The Knife, Shaking the Habitual, Rabid/Mute/Brille
This April, sister-brother Swedish tag-team The Knife release their first full-length record since 2009’s score for Tomorrow in a Year, a Darwin-inspired opera, and their first album ‘proper’ since 2006’s Silent Shout. The ultra-modern hyper-now drip-feed of information about this record has set the muso-world on edge; their upcoming tour sold out at frustrating speed, before a slew of festival dates were announced and everyone could relax. Videos for singles ‘Tooth for an Eye’ and ‘Full of Fire’ became available on their neon website. The tracks were… dancey. The videos were… odd. The album became even more anticipated. The Knife ‘dropped off’ a manifesto at an independent UK record shop. The text went viral. It’s a rambling, yet somehow coherent, zeitgeistian keening for meaning in a world gone unfair and sour: “But how do you build an album about not knowing?/ Now your voice is in my throat, floating there…”
Shaking the Habitual echoes this uncertainty. It’s an album off-kilter. It sounds like the desperate sloughing off of your own skin, trying to find out if there is any authenticity beneath. As such it’s at times barely listenable. At times it is barely comprehensible. At times it is adorable and, at times, it is obnoxious.
It’s an album of multiple parts – as indicated by its running time. At over an hour and a half perhaps it could have been edited down a little more – but what would have been left out? Some tracks lean towards the Yokokimthurston model of existential noise, others indulge in tribal influences like fellow Swedes Goat. And then there is a pop track in there: ‘Without You My Life Would Be Boring’ skips along as danceable technofied pleasure pop. Following straight after, Karin Dreijer Andersson’s vocals emote into an almost emo-goth darkness in the vaguely threatening ‘Wrap Your Arms’. Following this, anything song-shaped is scrapped for an interlude of concept album sounds.

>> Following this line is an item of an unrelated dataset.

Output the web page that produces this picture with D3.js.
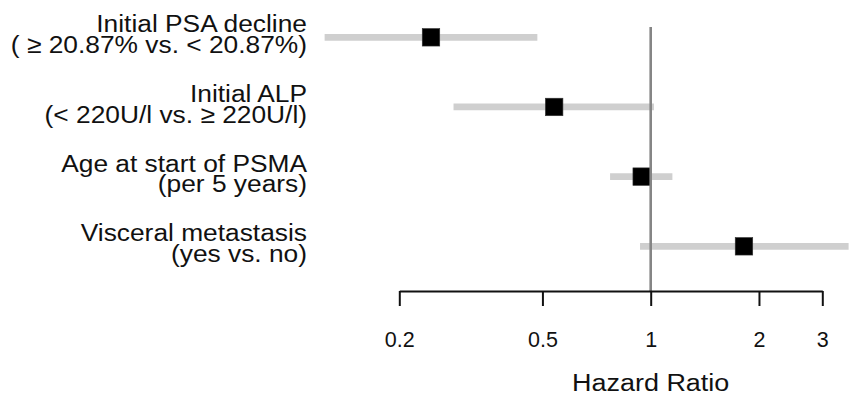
<!DOCTYPE html>
<html>
<head>
<meta charset="utf-8">
<script src="https://cdn.jsdelivr.net/npm/d3@7"></script>
<style>
  html, body { margin: 0; padding: 0; background: #fff; }
  svg { display: block; font-family: "Liberation Sans", Arial, Helvetica, sans-serif; }
</style>
</head>
<body>
<svg id="chart" width="851" height="395"></svg>
<script>
// ---- data ----
const labelLine1 = ["Initial PSA decline", "Initial ALP", "Age at start of PSMA", "Visceral metastasis"];
const labelLine2 = ["( \u2265 20.87% vs. < 20.87%)", "(< 220U/l vs.  \u2265 220U/l)", "(per 5 years)", "(yes vs. no)"];
const hazardRatio = [0.245, 0.539, 0.944, 1.817];
const ciLower = [0.124, 0.283, 0.771, 0.934];
const ciUpper = [0.484, 1.021, 1.149, 3.55];
const tickValues = [0.2, 0.5, 1, 2, 3];
const tickLabels = ["0.2", "0.5", "1", "2", "3"];
const axisTitle = "Hazard Ratio";

// ---- layout ----
const svg = d3.select("#chart");
const x = d3.scaleLog().domain([0.2, 3]).range([399.3, 822.3]);
const y = d3.scalePoint().domain(d3.range(labelLine1.length)).range([37.3, 246.3]);
const axisY = 291;
const stretch = 1.075;

const rows = labelLine1.map((d, i) => ({ i, l1: d, l2: labelLine2[i], hr: hazardRatio[i], lo: ciLower[i], hi: ciUpper[i] }));

// CI lines
svg.append("g").selectAll("line").data(rows).join("line")
  .attr("x1", d => x(d.lo)).attr("x2", d => x(d.hi))
  .attr("y1", d => y(d.i)).attr("y2", d => y(d.i))
  .attr("stroke", "#cfcfcf").attr("stroke-width", 6.7);

// squares
const sq = 17.5;
svg.append("g").selectAll("rect").data(rows).join("rect")
  .attr("x", d => x(d.hr) - sq / 2).attr("y", d => y(d.i) - sq / 2)
  .attr("width", sq).attr("height", sq)
  .attr("fill", "#000").attr("stroke", "#333").attr("stroke-width", 0.6);

// reference line at HR = 1
svg.append("line")
  .attr("x1", x(1)).attr("x2", x(1))
  .attr("y1", 27).attr("y2", axisY)
  .attr("stroke", "#858585").attr("stroke-width", 2.6);

// labels (two-line, one text element each)
const lab = svg.append("g").attr("font-size", 24.5).attr("fill", "#111").attr("text-anchor", "end");
const t = lab.selectAll("text").data(rows).join("text")
  .attr("transform", d => `translate(307,${y(d.i) - 5}) scale(${stretch},1)`);
t.append("tspan").attr("x", 0).attr("y", 0).text(d => d.l1);
t.append("tspan").attr("x", 0).attr("y", 20.7).text(d => d.l2);

// axis
const axis = d3.axisBottom(x)
  .tickValues(tickValues)
  .tickFormat((d, i) => tickLabels[i])
  .tickSize(15).tickSizeOuter(0).tickPadding(26);
const ga = svg.append("g").attr("transform", `translate(0,${axisY})`).call(axis);
ga.select(".domain").attr("stroke", "#111").attr("stroke-width", 2);
ga.selectAll(".tick line").attr("stroke", "#111").attr("stroke-width", 2);
ga.selectAll(".tick text").attr("font-size", 21.5).attr("fill", "#111")
  .attr("font-family", "'Liberation Sans', Arial, sans-serif");

// axis title
svg.append("text")
  .attr("transform", `translate(${x(1)},391) scale(1.1,1)`)
  .attr("text-anchor", "middle").attr("font-size", 24.5).attr("fill", "#111")
  .text(axisTitle);
</script>
</body>
</html>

With two tracks named after post-apocalyptic characters in feminist speculative fiction-er Margaret Atwood’s ‘Oryx and Crake’, and a 19 minute edit of noises manufactured in a boiler room (‘Old Dreams Waiting to be Realised’), The Knife try to explore questions about the processes of modern civilisation, but perhaps you’d have to read the liner notes to hear that in it. Expositional titles such as ‘Fracking Fluid Injection’ give some pointers about what The Knife are hoping to address on this record.
Shaking the Habitual can be a difficult record to listen to. It must have been a difficult record to create. It sounds like the sort of record a band will make if they are sincerely questioning ‘what if…?’. The Knife may not have found any concrete answers, but perhaps that’s not the point. Perhaps the point is to agitate, to shake the listener out of the habitual and into the potential. Perhaps the point is to fight passivity and to open eyes and ears.
Shaking the Habitual can be pre-ordered and streamed on The Knife’s website.